A Georgia monument known as the Georgia Guidestones that was erected in 1979 in Elberton County, Georgia, dubbed as “America’s Stonehenge” for its mysterious origins and prophetic etchings was partially destroyed on Wednesday morning in an explosion that led to its demolition.
According to the Georgia Bureau of Investigation, a preliminary investigation revealed that “unknown individuals detonated an explosive device” around 4 a.m. Wednesday that destroyed the Georgia Guidestones monument. The monument was later demolished “for safety reasons,” leaving a pile of wreckage.
Just after 4 a.m., a strong explosion was captured on surveillance video shattering one panel. The video of a silver sedan departing the monument was also made public by the investigators. It was posted by the agency on Twitter.

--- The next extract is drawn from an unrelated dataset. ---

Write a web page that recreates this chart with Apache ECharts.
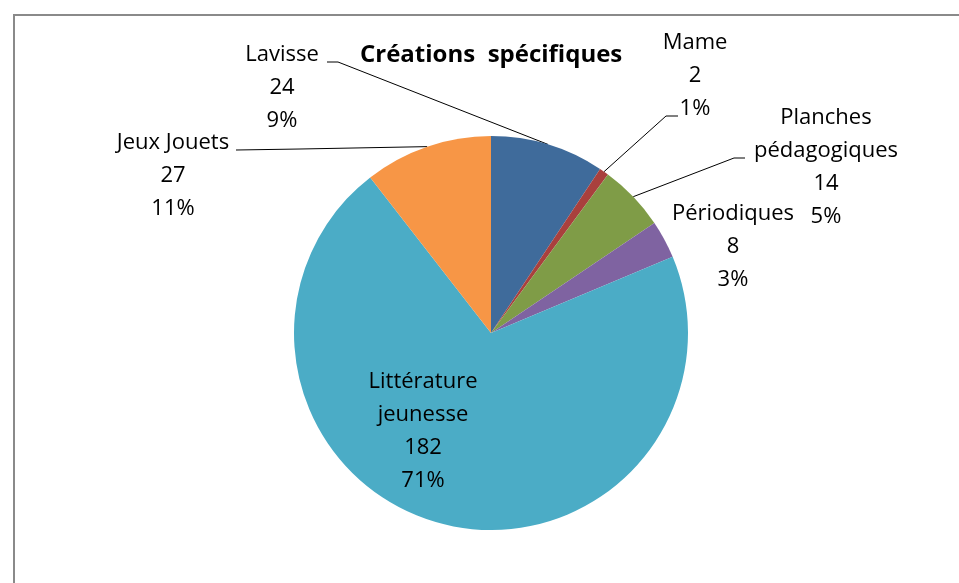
<!DOCTYPE html>
<html><head><meta charset="utf-8">
<script src="https://cdn.jsdelivr.net/npm/echarts@6/dist/echarts.min.js"></script>
<style>html,body{margin:0;padding:0;background:#fff}#c{width:959px;height:583px}</style>
</head><body><div id="c"></div>
<script>
const categories = ['Lavisse', 'Mame', 'Planches pédagogiques', 'Périodiques', 'Littérature jeunesse', 'Jeux Jouets'];
const values = [24, 2, 14, 8, 182, 27];
const colors = ['#3F6B9B', '#A9403D', '#7F9C47', '#7F63A1', '#4BACC6', '#F79646'];
const titleText = 'Créations  spécifiques';

// layout only: pie geometry, label anchors and leader-line elbows (pixels)
const CENTER = [491, 333], RADIUS = 197;
const labelPos = [
  {x: 282, y: 88}, {x: 695, y: 76}, {x: 826, y: 167},
  {x: 733, y: 247}, {x: 423, y: 431}, {x: 173, y: 176}
];
const leaderEnds = [
  [[338, 62], [327, 62]],
  [[666, 116], [678, 116]],
  [[734, 158], [745, 158]],
  null,
  null,
  [[300, 149], [236, 150]]
];

const total = values.reduce((a, b) => a + b, 0);
function arcMid(i) {
  let cum = 0;
  for (let k = 0; k < i; k++) cum += values[k];
  const a = (cum + values[i] / 2) / total * Math.PI * 2;
  return [CENTER[0] + RADIUS * Math.sin(a), CENTER[1] - RADIUS * Math.cos(a)];
}

const FONT = 'Open Sans';
const chart = echarts.init(document.getElementById('c'));
chart.setOption({
  animation: false,
  title: {
    text: titleText, left: 355, top: 38,
    textStyle: {fontFamily: FONT, fontWeight: 'bold', fontSize: 24, color: '#000'}
  },
  graphic: [{
    type: 'rect', shape: {x: 14, y: 15, width: 1100, height: 1100},
    style: {fill: 'none', stroke: '#8a8a8a', lineWidth: 2}, silent: true
  }],
  series: [{
    type: 'pie',
    center: CENTER,
    radius: RADIUS,
    startAngle: 90,
    clockwise: true,
    avoidLabelOverlap: false,
    itemStyle: {borderWidth: 0},
    label: {
      show: true,
      fontFamily: FONT, fontSize: 22, color: '#000', lineHeight: 33, align: 'center',
      formatter: p => {
        const n = p.name.length > 12 ? p.name.replace(' ', '\n') : p.name;
        return n + '\n' + p.value + '\n' + Math.round(p.percent) + '%';
      }
    },
    labelLine: {show: true, length: 20, length2: 10, lineStyle: {color: '#000', width: 1}},
    labelLayout: p => {
      const i = p.dataIndex;
      const o = {x: labelPos[i].x, y: labelPos[i].y, align: 'center', verticalAlign: 'middle'};
      if (leaderEnds[i]) o.labelLinePoints = [arcMid(i), leaderEnds[i][0], leaderEnds[i][1]];
      return o;
    },
    data: categories.map((c, i) => {
      const d = {name: c, value: values[i], itemStyle: {color: colors[i]}};
      if (!leaderEnds[i]) d.labelLine = {show: false};
      return d;
    })
  }]
});
</script></body></html>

Chris Kubas, executive vice president of the Elbert Granite Association, after previous vandalism, video cameras stationed at the location were connected to the county’s emergency dispatch center.
The mysterious roadside attraction was constructed in 1980 using local granite at the request of an unidentified person or organization going by the alias R.C. Christian. The 240,000-pound granite slabs were known informally as Georgia Guidestones. The mysterious granite stones measure 19 feet in length. There were 10 guides inscribed in 8 languages or living in an “age of reason.”

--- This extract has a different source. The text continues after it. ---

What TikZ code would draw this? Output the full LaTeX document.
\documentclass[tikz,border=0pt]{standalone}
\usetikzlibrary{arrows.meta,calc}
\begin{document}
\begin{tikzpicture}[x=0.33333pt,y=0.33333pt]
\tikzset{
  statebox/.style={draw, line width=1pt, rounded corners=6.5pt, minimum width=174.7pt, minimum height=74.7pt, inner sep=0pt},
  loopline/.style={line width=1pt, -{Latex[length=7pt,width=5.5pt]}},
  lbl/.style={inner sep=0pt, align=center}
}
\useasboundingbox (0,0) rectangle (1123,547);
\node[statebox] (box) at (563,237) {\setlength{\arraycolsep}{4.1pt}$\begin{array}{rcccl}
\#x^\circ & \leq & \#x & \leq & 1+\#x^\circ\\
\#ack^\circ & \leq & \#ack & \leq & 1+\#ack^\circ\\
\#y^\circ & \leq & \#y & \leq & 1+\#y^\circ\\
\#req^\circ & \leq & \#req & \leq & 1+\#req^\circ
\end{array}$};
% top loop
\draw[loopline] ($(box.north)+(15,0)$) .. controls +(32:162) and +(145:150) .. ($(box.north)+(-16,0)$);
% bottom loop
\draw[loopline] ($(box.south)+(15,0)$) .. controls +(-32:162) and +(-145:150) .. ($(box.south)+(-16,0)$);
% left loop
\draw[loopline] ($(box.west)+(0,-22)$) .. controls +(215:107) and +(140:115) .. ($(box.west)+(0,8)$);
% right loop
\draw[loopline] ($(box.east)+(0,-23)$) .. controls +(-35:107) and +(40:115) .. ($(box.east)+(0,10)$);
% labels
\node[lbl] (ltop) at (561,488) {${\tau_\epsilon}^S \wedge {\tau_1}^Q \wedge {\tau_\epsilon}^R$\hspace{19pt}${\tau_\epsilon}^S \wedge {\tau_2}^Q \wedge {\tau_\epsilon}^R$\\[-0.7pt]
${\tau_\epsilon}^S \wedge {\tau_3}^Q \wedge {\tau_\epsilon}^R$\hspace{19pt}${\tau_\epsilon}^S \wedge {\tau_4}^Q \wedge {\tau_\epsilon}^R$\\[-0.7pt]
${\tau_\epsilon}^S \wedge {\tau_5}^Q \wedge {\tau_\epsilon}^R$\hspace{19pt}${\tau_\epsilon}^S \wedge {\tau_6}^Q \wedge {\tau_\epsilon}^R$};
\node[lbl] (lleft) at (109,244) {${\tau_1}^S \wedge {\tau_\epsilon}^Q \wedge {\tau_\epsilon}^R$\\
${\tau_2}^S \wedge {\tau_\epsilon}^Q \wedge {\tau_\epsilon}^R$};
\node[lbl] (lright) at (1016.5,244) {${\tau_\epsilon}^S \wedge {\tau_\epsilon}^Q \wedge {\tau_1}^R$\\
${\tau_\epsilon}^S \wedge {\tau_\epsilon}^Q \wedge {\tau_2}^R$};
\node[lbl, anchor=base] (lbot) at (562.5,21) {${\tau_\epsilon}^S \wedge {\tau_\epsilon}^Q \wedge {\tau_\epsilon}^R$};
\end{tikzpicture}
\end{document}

The idea behind “America’s Stonehenge” was to keep the human population below 500 million in order to maintain a steady equilibrium with the natural world. For more than 40 years, they were visible in the area around Elberton before the explosion.
Katie McCarthy, who researches conspiracy theories for the Anti-Defamation League said, “That’s given the guidestones a sort of shroud of mystery around them because the identity and intent of the individuals who commissioned them is unknown, and so that has helped over the years to fuel a lot of speculation and conspiracy theories about the guidestones’ true intent.”